Charts and diagrams as code:

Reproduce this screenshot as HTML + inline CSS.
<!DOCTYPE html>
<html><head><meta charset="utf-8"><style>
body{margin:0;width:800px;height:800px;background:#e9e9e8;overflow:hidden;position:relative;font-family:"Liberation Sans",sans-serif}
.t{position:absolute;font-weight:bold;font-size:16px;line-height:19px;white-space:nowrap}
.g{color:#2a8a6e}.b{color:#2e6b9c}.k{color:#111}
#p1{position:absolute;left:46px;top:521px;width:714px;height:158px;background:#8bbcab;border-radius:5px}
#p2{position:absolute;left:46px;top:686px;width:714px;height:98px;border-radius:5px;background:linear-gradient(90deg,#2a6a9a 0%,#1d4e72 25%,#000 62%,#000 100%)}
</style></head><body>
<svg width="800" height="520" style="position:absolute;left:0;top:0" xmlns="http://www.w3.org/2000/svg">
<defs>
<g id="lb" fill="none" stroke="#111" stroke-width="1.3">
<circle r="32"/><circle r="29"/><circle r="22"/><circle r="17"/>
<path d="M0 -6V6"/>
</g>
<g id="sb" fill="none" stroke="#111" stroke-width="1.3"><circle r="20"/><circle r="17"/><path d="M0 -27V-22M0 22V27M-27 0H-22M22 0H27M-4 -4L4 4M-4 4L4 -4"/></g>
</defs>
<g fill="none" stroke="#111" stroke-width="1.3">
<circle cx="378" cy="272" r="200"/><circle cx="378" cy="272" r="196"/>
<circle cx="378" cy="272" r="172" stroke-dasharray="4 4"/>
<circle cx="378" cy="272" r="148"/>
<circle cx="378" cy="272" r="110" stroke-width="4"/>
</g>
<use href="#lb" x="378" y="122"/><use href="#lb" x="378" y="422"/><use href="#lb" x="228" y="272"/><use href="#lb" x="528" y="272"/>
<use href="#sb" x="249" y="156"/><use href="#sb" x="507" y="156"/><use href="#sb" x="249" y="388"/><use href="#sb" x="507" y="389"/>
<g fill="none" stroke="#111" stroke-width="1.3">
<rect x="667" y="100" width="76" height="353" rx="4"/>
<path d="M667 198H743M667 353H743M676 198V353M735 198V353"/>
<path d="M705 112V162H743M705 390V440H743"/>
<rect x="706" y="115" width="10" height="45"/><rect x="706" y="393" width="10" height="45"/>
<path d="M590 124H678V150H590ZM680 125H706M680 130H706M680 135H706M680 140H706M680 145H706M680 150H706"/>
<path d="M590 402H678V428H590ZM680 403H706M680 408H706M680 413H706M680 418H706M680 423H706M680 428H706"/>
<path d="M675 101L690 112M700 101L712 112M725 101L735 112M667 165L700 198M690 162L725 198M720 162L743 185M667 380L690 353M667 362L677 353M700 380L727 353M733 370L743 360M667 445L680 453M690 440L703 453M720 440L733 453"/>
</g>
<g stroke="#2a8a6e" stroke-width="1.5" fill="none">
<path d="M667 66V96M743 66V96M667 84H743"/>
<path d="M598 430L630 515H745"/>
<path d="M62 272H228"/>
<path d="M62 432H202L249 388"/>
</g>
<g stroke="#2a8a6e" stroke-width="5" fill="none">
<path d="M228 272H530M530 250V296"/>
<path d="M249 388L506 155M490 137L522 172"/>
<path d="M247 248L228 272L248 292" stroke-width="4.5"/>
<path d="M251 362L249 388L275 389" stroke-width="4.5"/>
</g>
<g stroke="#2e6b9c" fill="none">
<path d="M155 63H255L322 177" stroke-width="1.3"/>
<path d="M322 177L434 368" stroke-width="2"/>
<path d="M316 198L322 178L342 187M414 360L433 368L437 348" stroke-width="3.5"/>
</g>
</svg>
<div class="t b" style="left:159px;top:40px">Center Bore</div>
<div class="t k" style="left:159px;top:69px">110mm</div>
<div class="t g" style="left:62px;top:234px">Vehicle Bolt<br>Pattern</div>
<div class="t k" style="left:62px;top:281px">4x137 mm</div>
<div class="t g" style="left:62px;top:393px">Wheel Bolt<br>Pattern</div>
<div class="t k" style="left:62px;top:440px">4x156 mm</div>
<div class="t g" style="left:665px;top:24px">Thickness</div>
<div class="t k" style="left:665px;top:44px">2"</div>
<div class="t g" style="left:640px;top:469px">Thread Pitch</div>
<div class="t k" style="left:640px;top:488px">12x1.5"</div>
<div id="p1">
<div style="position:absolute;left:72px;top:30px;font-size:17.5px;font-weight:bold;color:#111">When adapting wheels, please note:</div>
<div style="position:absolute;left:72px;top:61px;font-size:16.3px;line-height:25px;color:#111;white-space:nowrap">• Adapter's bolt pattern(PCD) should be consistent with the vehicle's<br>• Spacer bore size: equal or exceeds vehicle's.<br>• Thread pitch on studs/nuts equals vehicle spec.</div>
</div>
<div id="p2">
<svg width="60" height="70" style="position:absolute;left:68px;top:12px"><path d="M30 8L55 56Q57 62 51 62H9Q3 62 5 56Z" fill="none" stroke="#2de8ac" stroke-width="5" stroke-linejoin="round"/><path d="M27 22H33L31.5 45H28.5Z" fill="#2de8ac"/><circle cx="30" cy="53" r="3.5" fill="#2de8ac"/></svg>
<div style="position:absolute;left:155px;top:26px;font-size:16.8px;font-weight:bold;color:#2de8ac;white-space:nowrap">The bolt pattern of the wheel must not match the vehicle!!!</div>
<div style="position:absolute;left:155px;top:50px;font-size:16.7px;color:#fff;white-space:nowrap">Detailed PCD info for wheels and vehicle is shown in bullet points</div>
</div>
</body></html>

---

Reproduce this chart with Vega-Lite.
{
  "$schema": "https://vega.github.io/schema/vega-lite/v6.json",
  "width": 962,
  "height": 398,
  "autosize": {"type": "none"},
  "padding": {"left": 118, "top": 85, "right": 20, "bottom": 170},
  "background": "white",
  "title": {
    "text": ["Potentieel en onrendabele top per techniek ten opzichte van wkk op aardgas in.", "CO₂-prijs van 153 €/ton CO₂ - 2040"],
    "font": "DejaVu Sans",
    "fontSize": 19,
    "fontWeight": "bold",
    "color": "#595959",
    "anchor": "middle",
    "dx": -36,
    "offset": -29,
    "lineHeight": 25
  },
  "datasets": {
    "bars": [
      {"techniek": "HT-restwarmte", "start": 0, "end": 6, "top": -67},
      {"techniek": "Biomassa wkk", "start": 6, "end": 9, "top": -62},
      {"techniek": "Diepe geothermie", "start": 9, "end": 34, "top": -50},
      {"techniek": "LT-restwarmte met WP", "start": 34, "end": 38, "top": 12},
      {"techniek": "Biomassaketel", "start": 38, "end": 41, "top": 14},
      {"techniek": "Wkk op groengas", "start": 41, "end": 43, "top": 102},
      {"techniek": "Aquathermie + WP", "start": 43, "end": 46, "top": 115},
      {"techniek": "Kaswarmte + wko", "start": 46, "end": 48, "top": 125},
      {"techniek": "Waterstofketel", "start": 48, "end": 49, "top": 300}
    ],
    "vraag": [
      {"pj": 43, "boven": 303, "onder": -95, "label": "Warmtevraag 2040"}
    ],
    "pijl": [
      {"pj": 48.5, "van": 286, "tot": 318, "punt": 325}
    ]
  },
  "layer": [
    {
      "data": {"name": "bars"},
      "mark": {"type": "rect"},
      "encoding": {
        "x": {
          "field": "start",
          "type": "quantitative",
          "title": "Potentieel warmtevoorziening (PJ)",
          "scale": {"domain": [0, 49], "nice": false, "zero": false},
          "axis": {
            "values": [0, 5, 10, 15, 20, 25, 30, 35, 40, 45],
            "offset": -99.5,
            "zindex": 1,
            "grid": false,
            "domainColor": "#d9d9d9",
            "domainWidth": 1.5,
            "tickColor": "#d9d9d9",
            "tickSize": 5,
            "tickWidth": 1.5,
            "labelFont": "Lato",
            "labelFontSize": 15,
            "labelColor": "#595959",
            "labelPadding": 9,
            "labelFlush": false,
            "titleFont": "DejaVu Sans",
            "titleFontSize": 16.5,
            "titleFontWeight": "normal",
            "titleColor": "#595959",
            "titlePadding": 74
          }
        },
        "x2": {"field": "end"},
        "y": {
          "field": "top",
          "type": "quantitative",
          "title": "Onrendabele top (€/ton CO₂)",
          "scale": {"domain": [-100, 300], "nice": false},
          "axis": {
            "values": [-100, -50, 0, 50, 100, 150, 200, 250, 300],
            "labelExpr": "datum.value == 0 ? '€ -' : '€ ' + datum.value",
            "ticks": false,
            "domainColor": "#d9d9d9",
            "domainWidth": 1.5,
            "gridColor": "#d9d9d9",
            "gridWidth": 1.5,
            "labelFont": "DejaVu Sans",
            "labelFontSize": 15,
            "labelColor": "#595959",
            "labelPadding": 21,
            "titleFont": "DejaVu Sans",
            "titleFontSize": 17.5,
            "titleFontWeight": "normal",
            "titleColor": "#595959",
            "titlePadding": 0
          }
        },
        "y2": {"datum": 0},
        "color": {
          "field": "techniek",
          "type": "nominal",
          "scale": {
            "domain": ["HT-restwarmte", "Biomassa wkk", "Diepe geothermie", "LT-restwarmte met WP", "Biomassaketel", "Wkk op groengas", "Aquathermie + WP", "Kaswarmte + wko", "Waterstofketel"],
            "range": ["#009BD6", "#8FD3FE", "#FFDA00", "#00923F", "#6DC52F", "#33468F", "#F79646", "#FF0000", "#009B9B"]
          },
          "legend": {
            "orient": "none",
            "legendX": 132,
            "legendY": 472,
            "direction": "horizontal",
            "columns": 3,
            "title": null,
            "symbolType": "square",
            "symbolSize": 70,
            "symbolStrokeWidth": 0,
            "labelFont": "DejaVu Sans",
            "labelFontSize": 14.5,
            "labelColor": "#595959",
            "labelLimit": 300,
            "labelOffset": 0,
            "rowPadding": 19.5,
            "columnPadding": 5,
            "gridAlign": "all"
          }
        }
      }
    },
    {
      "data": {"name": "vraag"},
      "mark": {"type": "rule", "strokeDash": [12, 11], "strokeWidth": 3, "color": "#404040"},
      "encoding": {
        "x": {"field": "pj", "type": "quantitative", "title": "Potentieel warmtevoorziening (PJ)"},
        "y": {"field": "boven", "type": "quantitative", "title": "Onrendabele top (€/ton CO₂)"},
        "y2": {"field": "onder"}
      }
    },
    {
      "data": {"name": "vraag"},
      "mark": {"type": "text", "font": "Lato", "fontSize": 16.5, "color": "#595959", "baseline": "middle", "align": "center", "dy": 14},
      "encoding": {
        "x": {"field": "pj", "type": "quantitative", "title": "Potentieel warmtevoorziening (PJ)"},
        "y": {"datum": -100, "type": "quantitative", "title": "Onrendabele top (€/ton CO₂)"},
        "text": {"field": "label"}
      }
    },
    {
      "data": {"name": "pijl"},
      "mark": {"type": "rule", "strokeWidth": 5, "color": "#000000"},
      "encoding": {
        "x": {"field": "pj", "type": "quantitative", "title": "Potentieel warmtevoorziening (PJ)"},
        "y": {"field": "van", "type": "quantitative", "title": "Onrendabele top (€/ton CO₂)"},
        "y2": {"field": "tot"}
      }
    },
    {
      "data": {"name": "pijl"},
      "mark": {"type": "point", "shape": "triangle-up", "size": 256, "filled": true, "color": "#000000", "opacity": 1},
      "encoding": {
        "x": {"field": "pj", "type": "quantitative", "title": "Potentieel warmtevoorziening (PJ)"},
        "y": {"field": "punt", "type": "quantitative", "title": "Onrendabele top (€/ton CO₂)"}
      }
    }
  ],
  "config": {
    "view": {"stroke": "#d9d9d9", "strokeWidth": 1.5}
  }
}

### WHAT YOU ARE ASKED TO DO
Work out how many lines of the data above contain the string "Reproduce" and give the number alone.

### PROBLEM SOLUTION
2